◆ STATED GOAL
Repeat the listing in full, preserving every character.

◆ DATA SEGMENT
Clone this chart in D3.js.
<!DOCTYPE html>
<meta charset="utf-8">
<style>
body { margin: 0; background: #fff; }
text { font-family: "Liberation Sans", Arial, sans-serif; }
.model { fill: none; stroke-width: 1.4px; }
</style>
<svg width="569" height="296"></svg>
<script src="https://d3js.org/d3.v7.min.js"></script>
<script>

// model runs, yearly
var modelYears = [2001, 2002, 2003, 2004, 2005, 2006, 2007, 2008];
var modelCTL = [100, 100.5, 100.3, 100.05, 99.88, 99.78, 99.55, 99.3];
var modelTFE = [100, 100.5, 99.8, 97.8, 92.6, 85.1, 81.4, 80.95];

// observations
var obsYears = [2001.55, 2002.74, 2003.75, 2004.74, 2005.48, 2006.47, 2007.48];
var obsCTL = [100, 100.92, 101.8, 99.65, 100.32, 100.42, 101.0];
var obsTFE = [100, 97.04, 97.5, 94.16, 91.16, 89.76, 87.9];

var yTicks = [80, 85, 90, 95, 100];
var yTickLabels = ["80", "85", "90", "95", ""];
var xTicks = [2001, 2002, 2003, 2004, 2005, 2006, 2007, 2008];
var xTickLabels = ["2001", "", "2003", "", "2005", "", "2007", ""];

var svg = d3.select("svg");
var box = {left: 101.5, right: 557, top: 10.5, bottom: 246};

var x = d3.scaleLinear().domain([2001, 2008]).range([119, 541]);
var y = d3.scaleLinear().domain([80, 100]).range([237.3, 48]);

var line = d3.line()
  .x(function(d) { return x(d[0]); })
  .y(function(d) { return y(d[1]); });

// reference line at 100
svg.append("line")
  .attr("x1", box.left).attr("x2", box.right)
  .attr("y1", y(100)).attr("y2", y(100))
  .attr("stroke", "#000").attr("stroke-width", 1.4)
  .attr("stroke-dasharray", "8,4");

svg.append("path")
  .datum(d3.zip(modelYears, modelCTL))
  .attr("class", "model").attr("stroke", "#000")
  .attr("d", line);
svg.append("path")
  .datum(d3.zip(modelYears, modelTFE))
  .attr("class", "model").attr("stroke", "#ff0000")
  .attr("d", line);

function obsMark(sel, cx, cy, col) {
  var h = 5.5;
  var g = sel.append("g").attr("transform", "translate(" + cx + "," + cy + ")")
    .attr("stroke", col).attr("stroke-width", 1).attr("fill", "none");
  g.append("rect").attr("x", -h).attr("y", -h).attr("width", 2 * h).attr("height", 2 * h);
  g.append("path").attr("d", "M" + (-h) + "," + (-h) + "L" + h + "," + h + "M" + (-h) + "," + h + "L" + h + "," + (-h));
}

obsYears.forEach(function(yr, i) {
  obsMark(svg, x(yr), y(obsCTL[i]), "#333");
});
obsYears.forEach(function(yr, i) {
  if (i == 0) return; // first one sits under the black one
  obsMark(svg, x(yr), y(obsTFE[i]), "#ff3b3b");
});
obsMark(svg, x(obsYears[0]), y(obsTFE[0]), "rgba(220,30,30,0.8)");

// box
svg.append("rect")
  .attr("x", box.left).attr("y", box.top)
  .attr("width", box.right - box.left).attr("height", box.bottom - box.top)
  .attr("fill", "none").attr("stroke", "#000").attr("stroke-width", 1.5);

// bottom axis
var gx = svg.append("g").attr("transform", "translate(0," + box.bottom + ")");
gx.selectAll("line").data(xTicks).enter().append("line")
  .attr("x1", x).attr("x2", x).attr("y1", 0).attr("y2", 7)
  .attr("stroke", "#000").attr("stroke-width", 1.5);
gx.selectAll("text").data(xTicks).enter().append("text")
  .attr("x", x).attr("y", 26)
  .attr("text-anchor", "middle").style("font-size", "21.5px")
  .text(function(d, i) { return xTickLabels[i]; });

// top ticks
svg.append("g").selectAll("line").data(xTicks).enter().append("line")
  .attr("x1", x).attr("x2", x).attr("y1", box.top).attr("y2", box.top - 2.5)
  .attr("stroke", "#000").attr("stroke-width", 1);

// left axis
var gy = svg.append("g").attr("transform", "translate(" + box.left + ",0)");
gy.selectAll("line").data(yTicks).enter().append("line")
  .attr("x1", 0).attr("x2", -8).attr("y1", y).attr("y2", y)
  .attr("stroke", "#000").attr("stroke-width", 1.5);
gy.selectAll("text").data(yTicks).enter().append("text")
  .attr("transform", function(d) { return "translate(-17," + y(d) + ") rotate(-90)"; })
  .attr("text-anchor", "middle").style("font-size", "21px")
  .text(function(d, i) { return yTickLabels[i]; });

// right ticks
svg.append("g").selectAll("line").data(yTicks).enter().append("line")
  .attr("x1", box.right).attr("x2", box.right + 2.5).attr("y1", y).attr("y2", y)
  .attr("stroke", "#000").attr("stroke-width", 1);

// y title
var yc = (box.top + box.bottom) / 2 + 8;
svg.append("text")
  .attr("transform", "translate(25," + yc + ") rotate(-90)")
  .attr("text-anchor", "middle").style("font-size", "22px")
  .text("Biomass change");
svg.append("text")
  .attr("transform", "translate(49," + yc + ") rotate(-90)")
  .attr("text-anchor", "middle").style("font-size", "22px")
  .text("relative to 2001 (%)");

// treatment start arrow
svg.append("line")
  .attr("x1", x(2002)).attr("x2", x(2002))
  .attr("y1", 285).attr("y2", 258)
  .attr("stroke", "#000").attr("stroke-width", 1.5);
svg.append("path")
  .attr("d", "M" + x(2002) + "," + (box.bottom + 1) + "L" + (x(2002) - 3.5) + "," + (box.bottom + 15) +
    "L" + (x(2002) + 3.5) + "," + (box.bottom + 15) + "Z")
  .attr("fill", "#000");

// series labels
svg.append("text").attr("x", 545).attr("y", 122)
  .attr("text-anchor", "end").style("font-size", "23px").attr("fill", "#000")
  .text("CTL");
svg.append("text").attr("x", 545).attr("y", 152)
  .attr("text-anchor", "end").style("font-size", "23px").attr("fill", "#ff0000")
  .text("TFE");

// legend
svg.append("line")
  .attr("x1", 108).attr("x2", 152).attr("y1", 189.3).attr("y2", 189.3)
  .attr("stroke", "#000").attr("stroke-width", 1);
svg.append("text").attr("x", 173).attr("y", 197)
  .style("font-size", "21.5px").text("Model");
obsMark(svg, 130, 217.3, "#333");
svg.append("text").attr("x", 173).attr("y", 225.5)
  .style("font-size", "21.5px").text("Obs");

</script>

◆ RESULT
Clone this chart in D3.js.
<!DOCTYPE html>
<meta charset="utf-8">
<style>
body { margin: 0; background: #fff; }
text { font-family: "Liberation Sans", Arial, sans-serif; }
.model { fill: none; stroke-width: 1.4px; }
</style>
<svg width="569" height="296"></svg>
<script src="https://d3js.org/d3.v7.min.js"></script>
<script>

// model runs, yearly
var modelYears = [2001, 2002, 2003, 2004, 2005, 2006, 2007, 2008];
var modelCTL = [100, 100.5, 100.3, 100.05, 99.88, 99.78, 99.55, 99.3];
var modelTFE = [100, 100.5, 99.8, 97.8, 92.6, 85.1, 81.4, 80.95];

// observations
var obsYears = [2001.55, 2002.74, 2003.75, 2004.74, 2005.48, 2006.47, 2007.48];
var obsCTL = [100, 100.92, 101.8, 99.65, 100.32, 100.42, 101.0];
var obsTFE = [100, 97.04, 97.5, 94.16, 91.16, 89.76, 87.9];

var yTicks = [80, 85, 90, 95, 100];
var yTickLabels = ["80", "85", "90", "95", ""];
var xTicks = [2001, 2002, 2003, 2004, 2005, 2006, 2007, 2008];
var xTickLabels = ["2001", "", "2003", "", "2005", "", "2007", ""];

var svg = d3.select("svg");
var box = {left: 101.5, right: 557, top: 10.5, bottom: 246};

var x = d3.scaleLinear().domain([2001, 2008]).range([119, 541]);
var y = d3.scaleLinear().domain([80, 100]).range([237.3, 48]);

var line = d3.line()
  .x(function(d) { return x(d[0]); })
  .y(function(d) { return y(d[1]); });

// reference line at 100
svg.append("line")
  .attr("x1", box.left).attr("x2", box.right)
  .attr("y1", y(100)).attr("y2", y(100))
  .attr("stroke", "#000").attr("stroke-width", 1.4)
  .attr("stroke-dasharray", "8,4");

svg.append("path")
  .datum(d3.zip(modelYears, modelCTL))
  .attr("class", "model").attr("stroke", "#000")
  .attr("d", line);
svg.append("path")
  .datum(d3.zip(modelYears, modelTFE))
  .attr("class", "model").attr("stroke", "#ff0000")
  .attr("d", line);

function obsMark(sel, cx, cy, col) {
  var h = 5.5;
  var g = sel.append("g").attr("transform", "translate(" + cx + "," + cy + ")")
    .attr("stroke", col).attr("stroke-width", 1).attr("fill", "none");
  g.append("rect").attr("x", -h).attr("y", -h).attr("width", 2 * h).attr("height", 2 * h);
  g.append("path").attr("d", "M" + (-h) + "," + (-h) + "L" + h + "," + h + "M" + (-h) + "," + h + "L" + h + "," + (-h));
}

obsYears.forEach(function(yr, i) {
  obsMark(svg, x(yr), y(obsCTL[i]), "#333");
});
obsYears.forEach(function(yr, i) {
  if (i == 0) return; // first one sits under the black one
  obsMark(svg, x(yr), y(obsTFE[i]), "#ff3b3b");
});
obsMark(svg, x(obsYears[0]), y(obsTFE[0]), "rgba(220,30,30,0.8)");

// box
svg.append("rect")
  .attr("x", box.left).attr("y", box.top)
  .attr("width", box.right - box.left).attr("height", box.bottom - box.top)
  .attr("fill", "none").attr("stroke", "#000").attr("stroke-width", 1.5);

// bottom axis
var gx = svg.append("g").attr("transform", "translate(0," + box.bottom + ")");
gx.selectAll("line").data(xTicks).enter().append("line")
  .attr("x1", x).attr("x2", x).attr("y1", 0).attr("y2", 7)
  .attr("stroke", "#000").attr("stroke-width", 1.5);
gx.selectAll("text").data(xTicks).enter().append("text")
  .attr("x", x).attr("y", 26)
  .attr("text-anchor", "middle").style("font-size", "21.5px")
  .text(function(d, i) { return xTickLabels[i]; });

// top ticks
svg.append("g").selectAll("line").data(xTicks).enter().append("line")
  .attr("x1", x).attr("x2", x).attr("y1", box.top).attr("y2", box.top - 2.5)
  .attr("stroke", "#000").attr("stroke-width", 1);

// left axis
var gy = svg.append("g").attr("transform", "translate(" + box.left + ",0)");
gy.selectAll("line").data(yTicks).enter().append("line")
  .attr("x1", 0).attr("x2", -8).attr("y1", y).attr("y2", y)
  .attr("stroke", "#000").attr("stroke-width", 1.5);
gy.selectAll("text").data(yTicks).enter().append("text")
  .attr("transform", function(d) { return "translate(-17," + y(d) + ") rotate(-90)"; })
  .attr("text-anchor", "middle").style("font-size", "21px")
  .text(function(d, i) { return yTickLabels[i]; });

// right ticks
svg.append("g").selectAll("line").data(yTicks).enter().append("line")
  .attr("x1", box.right).attr("x2", box.right + 2.5).attr("y1", y).attr("y2", y)
  .attr("stroke", "#000").attr("stroke-width", 1);

// y title
var yc = (box.top + box.bottom) / 2 + 8;
svg.append("text")
  .attr("transform", "translate(25," + yc + ") rotate(-90)")
  .attr("text-anchor", "middle").style("font-size", "22px")
  .text("Biomass change");
svg.append("text")
  .attr("transform", "translate(49," + yc + ") rotate(-90)")
  .attr("text-anchor", "middle").style("font-size", "22px")
  .text("relative to 2001 (%)");

// treatment start arrow
svg.append("line")
  .attr("x1", x(2002)).attr("x2", x(2002))
  .attr("y1", 285).attr("y2", 258)
  .attr("stroke", "#000").attr("stroke-width", 1.5);
svg.append("path")
  .attr("d", "M" + x(2002) + "," + (box.bottom + 1) + "L" + (x(2002) - 3.5) + "," + (box.bottom + 15) +
    "L" + (x(2002) + 3.5) + "," + (box.bottom + 15) + "Z")
  .attr("fill", "#000");

// series labels
svg.append("text").attr("x", 545).attr("y", 122)
  .attr("text-anchor", "end").style("font-size", "23px").attr("fill", "#000")
  .text("CTL");
svg.append("text").attr("x", 545).attr("y", 152)
  .attr("text-anchor", "end").style("font-size", "23px").attr("fill", "#ff0000")
  .text("TFE");

// legend
svg.append("line")
  .attr("x1", 108).attr("x2", 152).attr("y1", 189.3).attr("y2", 189.3)
  .attr("stroke", "#000").attr("stroke-width", 1);
svg.append("text").attr("x", 173).attr("y", 197)
  .style("font-size", "21.5px").text("Model");
obsMark(svg, 130, 217.3, "#333");
svg.append("text").attr("x", 173).attr("y", 225.5)
  .style("font-size", "21.5px").text("Obs");

</script>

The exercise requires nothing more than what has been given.